Strategi kedua, ketiga negara mesti berkolaborasi untuk meningkatkan pencapaian Maritime Domain Awareness (MDA). Dalam pengertian International Maritime Organization (IMO), MDA adalah pemahaman efektif untuk segala hal terkait domain maritim yang dapat berimplikasi pada keamanan, keselamatan, ekonomi, atau lingkungan.
Pencapaian MDA di Asia Tenggara dalam catatan Jacqueline masih sangat rendah. Ketiga negara masih belum fokus pada usaha pengamanan warga negaranya dari kelompok radikal bersenjata yang menjadi musuh bersama. Ketiganya masih memprioritaskan kedaulatan wilayah dan sesekali bercekcok tentang teritori di kawasan Laut Cina Selatan. Hasilnya, kelompok bersenjata bisa lebih leluasa bergerak tanpa mempedulikan teritori negara dan rawan terjadi impunitas bagi pelaku.

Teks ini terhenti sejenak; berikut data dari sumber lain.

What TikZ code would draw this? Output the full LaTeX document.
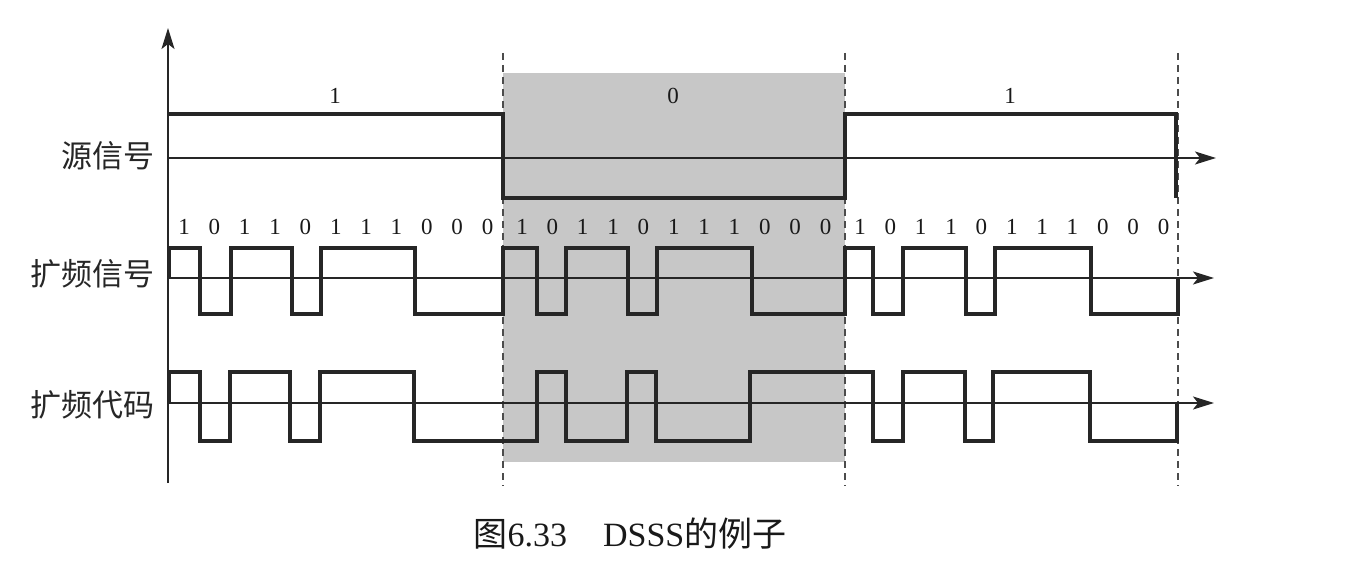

Strategi ketiga, yakni perlunya Indonesia, Malaysia, dan Filipina untuk menjadi bagian dari jaringan berbagi informasi yang formal dan kokoh. Saat ini satu-satunya jaringan yang menyatukan negara-negara di kawasan Asia Tenggara terkait perompakan laut adalah Regional Cooperation Agreement on Combating Piracy and Armed Robbery Against Ships in Asia (ReCAAP).
ReCAAP dibentuk pada 2006 lalu yang ditandatangani oleh 20 negara, yakni Australia, Cina, Denmark, India, Jepang, Korea Selatan, Belanda, Norwegia, Sri Lanka, Inggris, Amerika Serikat, Banglades, Brunei Darussalam, Kamboja, Laos, Myanmar, Filipina, Singapura, Thailand, dan Vietnam.

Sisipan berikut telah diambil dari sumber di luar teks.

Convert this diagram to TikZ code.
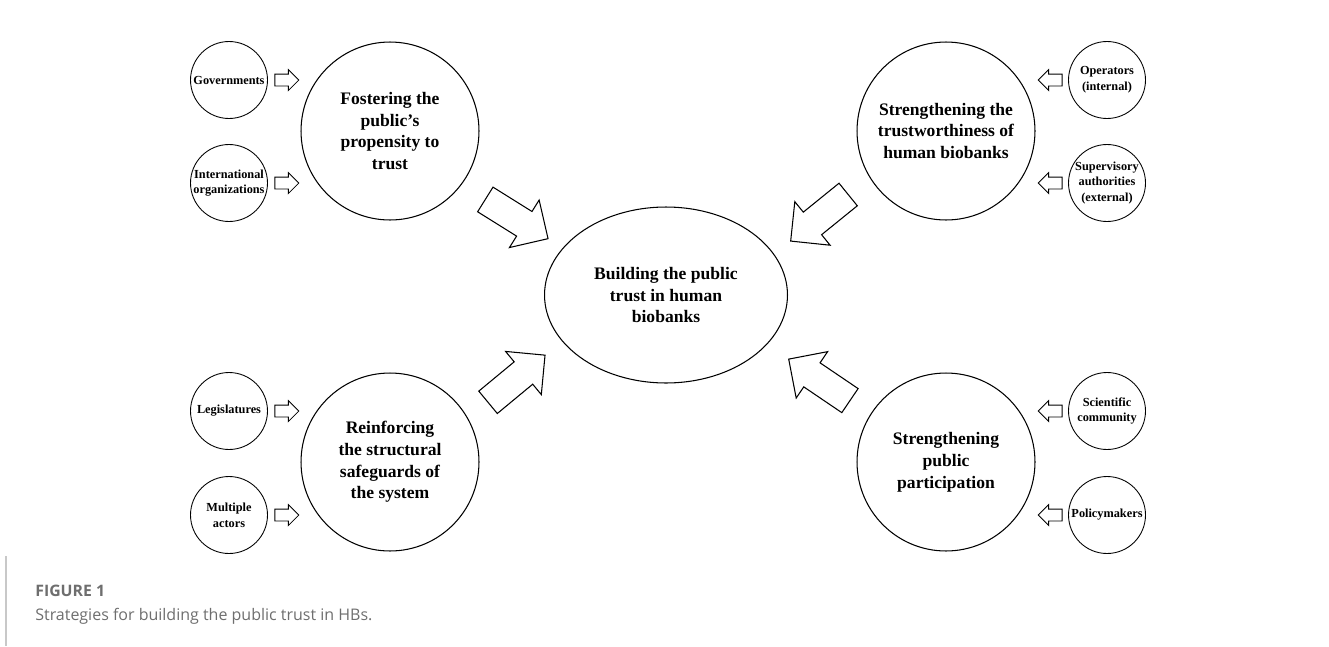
\documentclass[tikz,border=0pt]{standalone}
\usepackage{fontspec}
\setmainfont{Liberation Serif}
\newfontfamily\capfont{Open Sans}
\usetikzlibrary{shapes.geometric, shapes.arrows, positioning}
\definecolor{capgray}{HTML}{6E6E6E}
\definecolor{rulegray}{HTML}{C8C8C8}

\begin{document}
\begin{tikzpicture}[x=0.02cm, y=-0.02cm,
  strategy/.style={draw, circle, line width=0.6pt, minimum size=3.56cm, inner sep=0pt, align=center, font=\bfseries\fontsize{10}{12.4}\selectfont},
  actor/.style={draw, circle, line width=0.5pt, minimum size=1.54cm, inner sep=0pt, align=center, font=\bfseries\fontsize{7}{8.9}\selectfont},
  goal/.style={draw, ellipse, line width=0.6pt, minimum width=4.86cm, minimum height=3.52cm, inner sep=0pt, align=center, font=\bfseries\fontsize{10}{12.4}\selectfont},
  bigarrow/.style={draw, single arrow, line width=0.6pt, minimum height=1.48cm, inner xsep=0pt, inner ysep=0.28cm, single arrow head extend=0.27cm, sloped, allow upside down, pos=0.43},
  smallarrow/.style={draw, single arrow, line width=0.5pt, minimum height=0.48cm, inner xsep=0pt, inner ysep=0.11cm, single arrow head extend=0.09cm}]
  \useasboundingbox (0,0) rectangle (1329,646);
  \node[goal] (build) at (666,295) {Building the public\\trust in human\\biobanks};
  \node[strategy] (foster) at (390,131) {Fostering the\\public’s\\propensity to\\trust};
  \node[strategy] (worthy) at (946,131) {Strengthening the\\trustworthiness of\\human biobanks};
  \node[strategy] (reinforce) at (390,462) {Reinforcing\\the structural\\safeguards of\\the system};
  \node[strategy] (partic) at (946,462) {Strengthening\\public\\participation};
  \node[actor] (gov) at (229,80) {Governments};
  \node[actor] (intl) at (229,183) {International\\organizations};
  \node[actor] (legis) at (229,411) {Legislatures};
  \node[actor] (multi) at (229,515) {Multiple\\actors};
  \node[actor] (oper) at (1107,80) {Operators\\(internal)};
  \node[actor] (superv) at (1107,183) {Supervisory\\authorities\\(external)};
  \node[actor] (sci) at (1107,411) {Scientific\\community};
  \node[actor] (policy) at (1107,515) {Policymakers};
  \node[smallarrow, right=0.13cm of gov] (govarr) {};
  \node[smallarrow, right=0.13cm of intl] (intlarr) {};
  \node[smallarrow, right=0.13cm of legis] (legisarr) {};
  \node[smallarrow, right=0.13cm of multi] (multiarr) {};
  \node[smallarrow, shape border rotate=180, left=0.11cm of oper] (operarr) {};
  \node[smallarrow, shape border rotate=180, left=0.11cm of superv] (supervarr) {};
  \node[smallarrow, shape border rotate=180, left=0.11cm of sci] (sciarr) {};
  \node[smallarrow, shape border rotate=180, left=0.11cm of policy] (policyarr) {};
  \coordinate (tl-tail) at (483,198);
  \coordinate (tl-tip) at (547,238);
  \coordinate (tr-tail) at (850,193);
  \coordinate (tr-tip) at (792,240);
  \coordinate (bl-tail) at (486,404);
  \coordinate (bl-tip) at (544,356);
  \coordinate (br-tail) at (852,402);
  \coordinate (br-tip) at (790,360);
  \path (tl-tail) -- node[bigarrow] (tlarr) {} (tl-tip);
  \path (tr-tail) -- node[bigarrow] (trarr) {} (tr-tip);
  \path (bl-tail) -- node[bigarrow] (blarr) {} (bl-tip);
  \path (br-tail) -- node[bigarrow] (brarr) {} (br-tip);
  \draw[rulegray, line width=0.6pt] (6,556) -- (6,646);
  \node[anchor=base west, inner sep=0pt, text=capgray, font=\capfont\bfseries\fontsize{9}{10}\selectfont] (figno) at (35,596) {FIGURE 1};
  \node[anchor=base west, inner sep=0pt, text=capgray, font=\capfont\fontsize{9.1}{10}\selectfont] (figcap) at (35,620) {Strategies for building the public trust in HBs.};
\end{tikzpicture}
\end{document}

Sayangnya, Indonesia dan Malaysia tak ambil bagian dalam ReCAAP. Indonesia menolak untuk bergabung atas kekhawatiran bahwa perjanjian itu akan berpengaruh ke ranah kedaulatan. Di sisi lain, Malaysia keberatan atas kenyataan bahwa ReCAAP Information Sharing Center (ISC) dioperasionalkan dan akan berlokasi di Singapura.
Apa yang dikritik Jacqueline dari ketiga strategi itu lagi-lagi berakar pada persoalan kedaulatan. Sehingga pada kesimpulan akhir ia juga berwacana: selama kedaulatan masih menjadi prioritas, maka tragedi kemanusiaan atas kasus penculikan warga dari ketiga negara akan terus terjadi ke depannya.